Ok Got it, Contemporary,,,composers, The add on, composers makes it official,, the trad is still alive,,,or so they would have us believe with full confidence...
So which work would you decide on to be performed at 
the Funeral Of Classical Music Tradition..
I have mine solidly decided, as the YT vid when I clicked, had the mid section playing and I thought,,,no better dirge music 
The death Of The CM Tradition


----------



## Larkenfield (Jun 5, 2017)

The Pettersson 8th has 22,000 views. That’s hardly meaningless. And it has 139 thumbs up to two thumbs down. So those who heard it liked it. Only you think that such figures represent the death of classical music. The music is online for anyone to hear and they don’t have to choose one composer over another. The death of classical music has been greatly exaggerated. But if it dies, it deserves to die because something else will come along to replace it as necessary. People will always need music that brings solace and healing, that reflects their better nature and develops their courage and sensitivity. No funeral dirges for me or the music tonight.

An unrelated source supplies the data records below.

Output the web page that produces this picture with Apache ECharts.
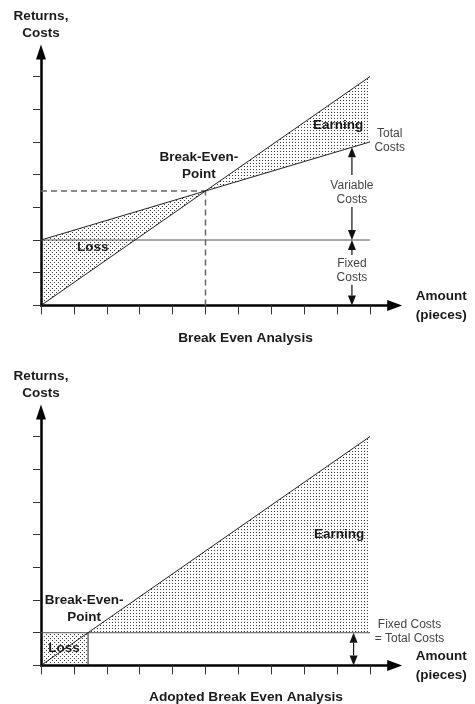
<!DOCTYPE html>
<html><head><meta charset="utf-8">
<script src="https://cdn.jsdelivr.net/npm/echarts@6/dist/echarts.min.js"></script>
<style>html,body{margin:0;padding:0;background:#fff}#c{width:475px;height:704px}</style>
</head><body><div id="c"></div>
<script>
// ---- data ----
const xTicks = [0,1,2,3,4,5,6,7,8,9,10];
const yTicks = [0,1,2,3,4,5,6,7];
// chart 1: break even analysis
const returns1 = [[0,0],[10,7]];
const totalCosts1 = [[0,2],[10,5]];
const fixedCosts1 = [[0,2],[10,2]];
const breakEven1 = [5, 3.5];
// chart 2: adopted break even analysis
const returns2 = [[0,0],[10,7]];
const fixedCosts2 = [[0,1],[10,1]];
const breakEven2 = [1.43, 1];
// arrow markers [x, from, to] (head at "to")
const arrows1 = [[9.45, 3.99, 4.835],[9.45, 3.01, 2],[9.45, 1.54, 2],[9.45, 0.63, 0]];
const arrows2 = [[9.5, 0.5, 1],[9.5, 0.5, 0]];

// ---- styling helpers ----
const FONT = "'Liberation Sans', Arial, sans-serif";
function makePattern(size, dots, color){
  const c=document.createElement('canvas'); c.width=size; c.height=size;
  const ctx=c.getContext('2d'); ctx.fillStyle=color;
  dots.forEach(d=>ctx.fillRect(d[0],d[1],1,1));
  return {image:c, repeat:'repeat'};
}
const earnFill = makePattern(3, [[1,1]], '#3a3a3a');
const lossFill = makePattern(4, [[0,0],[2,2]], '#3a3a3a');

const areas1 = [
  {pts:[[0,0],[0,fixedCosts1[0][1]],breakEven1], fill:lossFill},
  {pts:[breakEven1, returns1[1], totalCosts1[1]], fill:earnFill}
];
const areas2 = [
  {pts:[[0,0],[0,fixedCosts2[0][1]],breakEven2,[breakEven2[0],0]], fill:lossFill},
  {pts:[breakEven2, returns2[1], fixedCosts2[1]], fill:earnFill}
];

const texts1 = [
  {t:'Earning', p:[9.03,5.52], bold:true},
  {t:'Total\nCosts', p:[10.6,5.03]},
  {t:'Variable\nCosts', p:[9.45,3.46]},
  {t:'Fixed\nCosts', p:[9.45,1.06]},
  {t:'Break-Even-\nPoint', p:[4.8,4.28], bold:true},
  {t:'Loss', p:[1.57,1.77], bold:true}
];
const texts2 = [
  {t:'Earning', p:[9.06,4.02], bold:true},
  {t:'Break-Even-\nPoint', p:[1.31,1.72], bold:true},
  {t:'Loss', p:[0.7,0.53], bold:true},
  {t:'Fixed Costs\n= Total Costs', p:[11.2,1.02]}
];

function xAxis(gi){
  return {type:'value', gridIndex:gi, min:0, max:10.75,
    name:'Amount\n(pieces)', nameLocation:'end', nameGap:21,
    nameTextStyle:{fontFamily:FONT, fontWeight:'bold', fontSize:13.5, color:'#1a1a1a', lineHeight:19, align:'left', verticalAlign:'middle'},
    axisLine:{show:true, lineStyle:{color:'#000', width:2.5}, symbol:['none','triangle'], symbolSize:[11,15]},
    axisTick:{show:true, customValues:xTicks, length:9, lineStyle:{color:'#333', width:1}},
    axisLabel:{show:false}, splitLine:{show:false}};
}
function yAxis(gi){
  return {type:'value', gridIndex:gi, min:0, max:7.75,
    name:'Returns,\nCosts', nameLocation:'end', nameGap:10,
    nameTextStyle:{fontFamily:FONT, fontWeight:'bold', fontSize:13.5, color:'#1a1a1a', lineHeight:17, align:'center'},
    axisLine:{show:true, lineStyle:{color:'#000', width:2.5}, symbol:['none','triangle'], symbolSize:[10,15]},
    axisTick:{show:true, customValues:yTicks, length:8, lineStyle:{color:'#333', width:1}},
    axisLabel:{show:false}, splitLine:{show:false}};
}
function areaSeries(gi, areas){
  return {type:'custom', xAxisIndex:gi, yAxisIndex:gi, z:1, silent:true,
    data: areas.map((a,i)=>[0,0]),
    renderItem:(params, api)=>{
      const a = areas[params.dataIndex];
      return {type:'polygon', shape:{points:a.pts.map(p=>api.coord(p))}, style:{fill:a.fill, stroke:null}};
    }};
}
function lineSeries(gi, data, color, width, type){
  return {type:'line', xAxisIndex:gi, yAxisIndex:gi, data:data, symbol:'none', showSymbol:false, silent:true, z:3,
    lineStyle:{color:color, width:width, type:type||'solid'}};
}
function arrowSeries(gi, arr){
  return {type:'custom', xAxisIndex:gi, yAxisIndex:gi, z:4, silent:true,
    data: arr.map(a=>[a[0],a[1]]),
    renderItem:(params, api)=>{
      const a = arr[params.dataIndex];
      const p0 = api.coord([a[0],a[1]]), p1 = api.coord([a[0],a[2]]);
      const dir = p1[1] > p0[1] ? 1 : -1, L = 10, W = 4;
      return {type:'group', children:[
        {type:'line', shape:{x1:p0[0], y1:p0[1], x2:p1[0], y2:p1[1]-dir*L}, style:{stroke:'#111', lineWidth:1.2}},
        {type:'polygon', shape:{points:[[p1[0],p1[1]],[p1[0]-W,p1[1]-dir*L],[p1[0]+W,p1[1]-dir*L]]}, style:{fill:'#111'}}
      ]};
    }};
}
function textSeries(gi, items){
  return {type:'custom', xAxisIndex:gi, yAxisIndex:gi, z:5, silent:true, clip:false,
    data: items.map(it=>it.p),
    renderItem:(params, api)=>{
      const it = items[params.dataIndex];
      const p = api.coord(it.p);
      return {type:'text', x:p[0], y:p[1], style:{text:it.t, align:'center', verticalAlign:'middle',
        font:(it.bold?'bold 13.5px ':'12px ')+FONT, lineHeight: it.bold?17:14,
        fill: it.bold?'#1a1a1a':'#444'}};
    }};
}

const chart = echarts.init(document.getElementById('c'), null, {renderer:'canvas'});
chart.setOption({
  animation:false,
  backgroundColor:'#fff',
  grid:[
    {left:41, top:52, width:353.7, height:253.4, containLabel:false},
    {left:41, top:412, width:353.7, height:253.4, containLabel:false}
  ],
  xAxis:[xAxis(0), xAxis(1)],
  yAxis:[yAxis(0), yAxis(1)],
  graphic:[
    {type:'text', x:245.5, y:338, style:{text:'Break Even Analysis', align:'center', verticalAlign:'middle', font:'bold 13.7px '+FONT, fill:'#1a1a1a'}},
    {type:'text', x:246, y:697, style:{text:'Adopted Break Even Analysis', align:'center', verticalAlign:'middle', font:'bold 13.7px '+FONT, fill:'#1a1a1a'}}
  ],
  series:[
    areaSeries(0, areas1),
    lineSeries(0, fixedCosts1, '#555', 1),
    lineSeries(0, [[0,breakEven1[1]],breakEven1], '#666', 1.5, [6,4]),
    lineSeries(0, [[breakEven1[0],0],breakEven1], '#666', 1.5, [6,4]),
    lineSeries(0, returns1, '#222', 1),
    lineSeries(0, totalCosts1, '#222', 1),
    arrowSeries(0, arrows1),
    textSeries(0, texts1),
    areaSeries(1, areas2),
    lineSeries(1, fixedCosts2, '#555', 1),
    lineSeries(1, [[breakEven2[0],0],breakEven2], '#222', 1),
    lineSeries(1, returns2, '#222', 1),
    arrowSeries(1, arrows2),
    textSeries(1, texts2)
  ]
});
</script></body></html>
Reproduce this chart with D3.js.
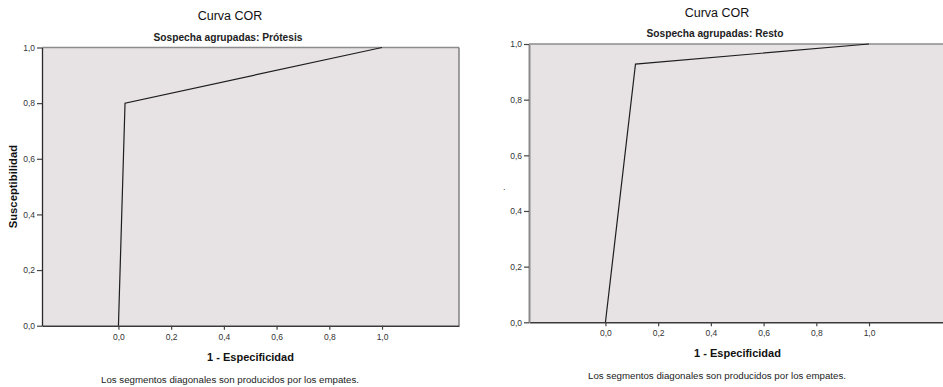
<!DOCTYPE html>
<html>
<head>
<meta charset="utf-8">
<script src="https://cdn.jsdelivr.net/npm/d3@7"></script>
<style>
  html, body { margin: 0; padding: 0; background: #fff; }
  svg { display: block; font-family: "Liberation Sans", Arial, sans-serif; }
</style>
</head>
<body>
<svg id="chart" width="943" height="387"></svg>
<script>
// ---- Data ----
const chartTitle = "Curva COR";
const subtitles = ["Sospecha agrupadas: Prótesis", "Sospecha agrupadas: Resto"];
const xAxisTitle = "1 - Especificidad";
const yAxisTitle = "Susceptibilidad";
const footnote = "Los segmentos diagonales son producidos por los empates.";
const xTickValues = [0, 0.2, 0.4, 0.6, 0.8, 1.0];
const yTickValues = [0, 0.2, 0.4, 0.6, 0.8, 1.0];
const protesisFPR = [0, 0.025, 1.0];
const protesisTPR = [0, 0.8, 1.0];
const restoFPR = [0, 0.114, 1.0];
const restoTPR = [0, 0.928, 1.0];

// ---- Layout ----
const panels = [
  { left: 42, right: 459, top: 47.5, bottom: 325.7, fpr: protesisFPR, tpr: protesisTPR,
    sub: subtitles[0], yLabel: true, leftAxisColor: "#2a2a2a", leftAxisWidth: 1.3, rightBorder: true },
  { left: 529, right: 946, top: 44, bottom: 322.3, fpr: restoFPR, tpr: restoTPR,
    sub: subtitles[1], yLabel: false, leftAxisColor: "#8a8a8a", leftAxisWidth: 2, rightBorder: false }
];

const svg = d3.select("#chart");
const fmt = v => d3.format(".1f")(v).replace(".", ",");

panels.forEach(p => {
  const x = d3.scaleLinear().domain([-0.29, 1.292]).range([p.left, p.right]);
  const y = d3.scaleLinear().domain([0, 1]).range([p.bottom, p.top]);
  const g = svg.append("g");

  // plot background
  g.append("rect")
    .attr("x", p.left).attr("y", p.top)
    .attr("width", p.right - p.left).attr("height", p.bottom - p.top)
    .attr("fill", "#e7e3e5");

  // top border
  g.append("line").attr("x1", p.left).attr("x2", p.right)
    .attr("y1", p.top).attr("y2", p.top)
    .attr("stroke", "#8c8c8c").attr("stroke-width", 1.6);
  if (p.rightBorder) {
    g.append("line").attr("x1", p.right).attr("x2", p.right)
      .attr("y1", p.top).attr("y2", p.bottom)
      .attr("stroke", "#7a7a7a").attr("stroke-width", 1.4);
  }

  // x axis
  const xAxis = d3.axisBottom(x).tickValues(xTickValues).tickFormat(fmt)
    .tickSizeInner(4).tickSizeOuter(0).tickPadding(4);
  const gx = g.append("g").attr("transform", `translate(0,${p.bottom})`).call(xAxis);
  gx.select(".domain").attr("stroke", "#3a3a3a").attr("stroke-width", 1.6);
  gx.selectAll(".tick line").attr("stroke", "#444").attr("stroke-width", 1.2);
  gx.selectAll(".tick text").attr("font-size", 8.5).attr("fill", "#333")
    .attr("font-family", "Liberation Sans, Arial, sans-serif");

  // y axis
  const yAxis = d3.axisLeft(y).tickValues(yTickValues).tickFormat(fmt)
    .tickSizeInner(5).tickSizeOuter(0).tickPadding(2);
  const gy = g.append("g").attr("transform", `translate(${p.left},0)`).call(yAxis);
  gy.select(".domain").attr("stroke", p.leftAxisColor).attr("stroke-width", p.leftAxisWidth);
  gy.selectAll(".tick line").attr("stroke", "#444").attr("stroke-width", 1.2);
  gy.selectAll(".tick text").attr("font-size", 8.5).attr("fill", "#333")
    .attr("font-family", "Liberation Sans, Arial, sans-serif");

  // ROC curve
  const pts = p.fpr.map((d, i) => [d, p.tpr[i]]);
  g.append("path").datum(pts)
    .attr("d", d3.line().x(d => x(d[0])).y(d => y(d[1])))
    .attr("fill", "none").attr("stroke", "#1e1e1e").attr("stroke-width", 1.2);

  // titles
  const cx = p.left + 188;
  g.append("text").attr("x", cx).attr("y", p.top - 27.5)
    .attr("text-anchor", "middle").attr("font-size", 12.5).attr("fill", "#111")
    .text(chartTitle);
  g.append("text").attr("x", p.left + 186).attr("y", p.top - 7)
    .attr("text-anchor", "middle").attr("font-size", 10.2).attr("font-weight", "bold")
    .attr("fill", "#222").text(p.sub);

  g.append("text").attr("x", (p.left + p.right) / 2).attr("y", p.bottom + 35)
    .attr("text-anchor", "middle").attr("font-size", 11).attr("font-weight", "bold")
    .attr("fill", "#111").text(xAxisTitle);

  g.append("text").attr("x", p.left + 188).attr("y", p.bottom + 57)
    .attr("text-anchor", "middle").attr("font-size", 9.7)
    .attr("fill", "#222").text(footnote);

  if (p.yLabel) {
    g.append("text")
      .attr("transform", `translate(17,${(p.top + p.bottom) / 2}) rotate(-90)`)
      .attr("text-anchor", "middle").attr("font-size", 11.3).attr("font-weight", "bold")
      .attr("fill", "#111").text(yAxisTitle);
  } else {
    g.append("text").attr("x", p.left - 26).attr("y", 190)
      .attr("font-size", 9).attr("fill", "#333").text(".");
  }
});
</script>
</body>
</html>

Better to find beauty in life now because a lifetime is not enough.


----------



## Woodduck (Mar 17, 2014)

If the "classical music tradition" is dead, it died in stages, not at some point in the recent past. The first stage may have been the abandonment of the tonal center as an aural reference point for the construction of a musical syntax. The next stage may have been the abandonment of attempts to preserve elements of tonally-generated form despite the absence of the reference point. The third stage may have been the abandonment of precisely pitched sounds, or discrete tones, as the fundamental elements of music.

If we want to call the end products of this process something other than classical music, it's our prerogative. But the line we choose to draw is arbitrary within a span of time lasting over a century. Some people would even draw it at Beethoven.

I think there are enough funeral marches already.


----------



## paulbest (Apr 18, 2019)

Ok that's a consideration to ponder over,,,22K in 8 yrs. 
I guess 5 yrs ago, maybe that vid had only 2K or 3K,,,so perhaps you see momentum, notoriety in growth. 
I can see that as a possibility. 

Yet I also hold this odd idea that the CM tradition has been in a sort of,,*decline* if you will. As you may have guessed by now, I am not so mucha proponent of The New Music*, that is post-modern/contemporary,,which I hold the opinion, it offers less than what we have seen in the past 300 years of composition. Compareble to the great masters, that is, and not to the mid/lower tier of composers. 


I am a Modernist, and so I hear music through a modernist approach,, my eras are tempered with the masters of the Modern Musical era..


I am all for freedom of accepting new music into the classical arts, provided some qualifications are met. 
I just do not see this level of craftmanship be maintained by the New Artists. 
They have fallen away from previous masters forms /ideas. 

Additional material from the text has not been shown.